§ DATA PROVIDED
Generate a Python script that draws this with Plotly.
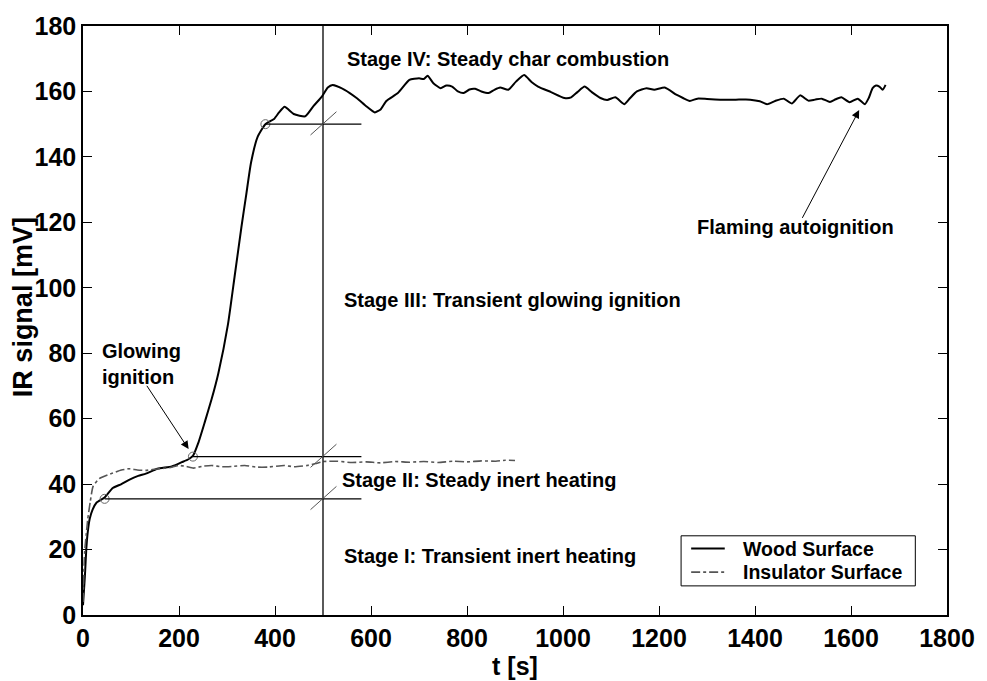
import plotly.graph_objects as go

# Wood surface IR signal
wood_t = [0, 4, 7, 10, 14, 20, 28, 45, 62, 80, 96, 115, 131, 155, 185, 206, 220, 229,
          240, 254, 268, 282, 302, 316, 330, 340, 350, 364, 380, 398, 408, 420, 439, 463,
          480, 498, 510, 520, 545, 570, 590, 608, 620, 632, 656, 680, 700, 710, 718, 730,
          745, 757, 769, 781, 793, 805, 817, 830, 845, 857, 869, 886, 902, 919, 935, 948,
          975, 1003, 1017, 1030, 1045, 1060, 1078, 1092, 1109, 1128, 1140, 1154, 1174,
          1190, 1212, 1236, 1250, 1264, 1280, 1300, 1330, 1360, 1390, 1410, 1425, 1442,
          1460, 1477, 1494, 1511, 1525, 1539, 1556, 1568, 1580, 1597, 1614, 1629, 1637,
          1645, 1652, 1659, 1666, 1672]
wood_v = [3, 12, 20.5, 25.5, 29.4, 32.2, 34.3, 35.9, 38.8, 40.0, 41.3, 42.5, 43.2, 44.7,
          45.4, 46.7, 47.6, 48.6, 52.5, 59.1, 66, 73.9, 88.8, 103.6, 118.5, 128.4, 138.2,
          146.2, 150, 151.6, 153.5, 155.3, 153.1, 152.4, 155.5, 158.5, 161.2, 162.0, 160.5,
          158.0, 155.5, 153.6, 154.5, 157.1, 159.5, 163.5, 164.0, 163.8, 164.8, 162.5,
          161.0, 161.8, 161.5, 160.0, 159.5, 160.6, 160.8, 160.0, 159.5, 160.5, 161.2,
          160.5, 163, 165.0, 162.8, 161.5, 159.8, 158.0, 158.2, 159.8, 161.5, 159.8, 158.0,
          157.4, 158.2, 156.1, 158.0, 160.0, 161.0, 160.5, 161.2, 159.0, 158.0, 157.1,
          157.8, 157.7, 157.5, 157.5, 157.5, 157.0, 156.1, 157.1, 157.8, 156.3, 158.8,
          157.2, 157.5, 157.8, 156.8, 157.6, 158.2, 156.7, 157.8, 156.1, 158, 161.0, 161.8,
          161.5, 160.5, 162.0]

# Insulator surface IR signal
ins_t = [0, 3.5, 7, 10, 15, 21, 34, 62, 80, 96, 113, 131, 158, 180, 199, 215, 230, 250,
         268, 290, 310, 337, 360, 385, 419, 440, 467, 485, 501, 529, 560, 590, 620, 650,
         680, 710, 740, 770, 800, 830, 860, 880, 900]
ins_v = [4, 19.5, 25, 29.4, 34.5, 39.3, 41.7, 43.4, 44.3, 44.7, 44.3, 44.2, 44.7, 45.0,
         45.7, 45.4, 44.9, 45.5, 45.7, 45.3, 45.4, 45.7, 45.2, 45.2, 45.7, 45.3, 45.7,
         46.3, 46.9, 47.0, 46.6, 46.8, 46.5, 46.9, 46.7, 46.9, 46.6, 47.0, 46.8, 47.1,
         47.0, 47.3, 47.2]

# Stage transition points (t, signal) and the stage boundary time
stage_t = [45, 229, 380]
stage_v = [35.5, 48.4, 150]
boundary_t = 500
marker_end_t = 580

x_ticks = [0, 200, 400, 600, 800, 1000, 1200, 1400, 1600, 1800]
y_ticks = [0, 20, 40, 60, 80, 100, 120, 140, 160, 180]

series_names = ["Wood Surface", "Insulator Surface"]

FONT = "Liberation Sans, Arial, sans-serif"
WOOD_LINE = dict(color="black", width=2)
INS_LINE = dict(color="#555555", width=1.6, dash="dashdot")

fig = go.Figure()
fig.add_trace(go.Scatter(x=wood_t, y=wood_v, mode="lines", name=series_names[0],
                         line=dict(shape="spline", smoothing=0.5, **WOOD_LINE),
                         showlegend=False))
fig.add_trace(go.Scatter(x=ins_t, y=ins_v, mode="lines", name=series_names[1],
                         line=dict(shape="spline", smoothing=0.5, **INS_LINE),
                         showlegend=False))
fig.add_trace(go.Scatter(x=stage_t, y=stage_v, mode="markers", showlegend=False,
                         marker=dict(symbol="circle-open", size=9,
                                     color="#666666", line=dict(width=1))))

shapes = [dict(type="line", xref="x", yref="y", x0=boundary_t, x1=boundary_t,
               y0=0, y1=180, line=dict(color="black", width=1.3))]
for t0, v0 in zip(stage_t, stage_v):
    shapes.append(dict(type="line", xref="x", yref="y", x0=t0, x1=marker_end_t,
                       y0=v0, y1=v0, line=dict(color="black", width=1.2)))
    shapes.append(dict(type="line", xref="x", yref="y", x0=boundary_t - 26,
                       x1=boundary_t + 28, y0=v0 - 3.3, y1=v0 + 3.8,
                       line=dict(color="#555555", width=1)))

# Boxed key in the lower right corner
key_x0, key_x1, key_y0, key_y1 = 1246, 1734, 8.9, 24.2
key_rows = [20.3, 13.1]
shapes.append(dict(type="rect", xref="x", yref="y", x0=key_x0, x1=key_x1,
                   y0=key_y0, y1=key_y1, line=dict(color="black", width=1),
                   fillcolor="white", layer="above"))
for row_v, style in zip(key_rows, [WOOD_LINE, INS_LINE]):
    shapes.append(dict(type="line", xref="x", yref="y", x0=1267, x1=1337,
                       y0=row_v, y1=row_v, line=style, layer="above"))

tfont = dict(family=FONT, size=20, color="black", weight="bold")
annotations = [
    dict(x=546, y=170, text="Stage IV: Steady char combustion"),
    dict(x=539, y=96.3, text="Stage III: Transient glowing ignition"),
    dict(x=535, y=41.4, text="Stage II: Steady inert heating"),
    dict(x=539, y=17.9, text="Stage I: Transient inert heating"),
    dict(x=36, y=76.7, text="Glowing<br>ignition"),
    dict(x=1274, y=118.6, text="Flaming autoignition"),
]
for a in annotations:
    a.update(font=tfont)
for row_v, name in zip(key_rows, series_names):
    annotations.append(dict(x=1370, y=row_v, text=name,
                            font=dict(family=FONT, size=19.5, color="black",
                                      weight="bold")))
for a in annotations:
    a.update(xref="x", yref="y", xanchor="left", yanchor="middle", align="left",
             showarrow=False)

arrows = [
    dict(x=220, y=50.7, ax=131, ay=70.5),
    dict(x=1617, y=154.3, ax=1497, ay=120.9),
]
for a in arrows:
    a.update(xref="x", yref="y", axref="x", ayref="y", text="", showarrow=True,
             arrowhead=2, arrowsize=1.6, arrowwidth=1, arrowcolor="black")
annotations += arrows

# Vertical axis title
annotations.append(dict(xref="paper", yref="y", x=-0.0686, y=94, text="IR signal [mV]",
                        textangle=-90, showarrow=False, xanchor="center",
                        yanchor="middle",
                        font=dict(family=FONT, size=27, color="black", weight="bold")))

axis_common = dict(showgrid=False, zeroline=False, showline=True, linecolor="black",
                   linewidth=1.5, mirror="ticks", ticks="inside", ticklen=9,
                   tickwidth=1, tickcolor="black",
                   tickfont=dict(family=FONT, size=25, color="black", weight="bold"))

fig.update_layout(
    width=987, height=681,
    margin=dict(l=83, r=30, t=16, b=59),
    paper_bgcolor="white", plot_bgcolor="white",
    xaxis=dict(range=[0, 1800], tickvals=x_ticks,
               title=dict(text="t [s]", standoff=0,
                          font=dict(family=FONT, size=25, color="black", weight="bold")),
               **axis_common),
    yaxis=dict(range=[0, 180], tickvals=y_ticks, **axis_common),
    shapes=shapes,
    annotations=annotations,
    showlegend=False,
)

fig.write_html("out.html")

§ PROBLEM DETAILS
Write down every line from the opening of the listing to the line with "import plotly.graph_objects as go", both included, and nothing else; the pictures are omitted.

§ EXERCISE RESULT
Generate a Python script that draws this with Plotly.
import plotly.graph_objects as go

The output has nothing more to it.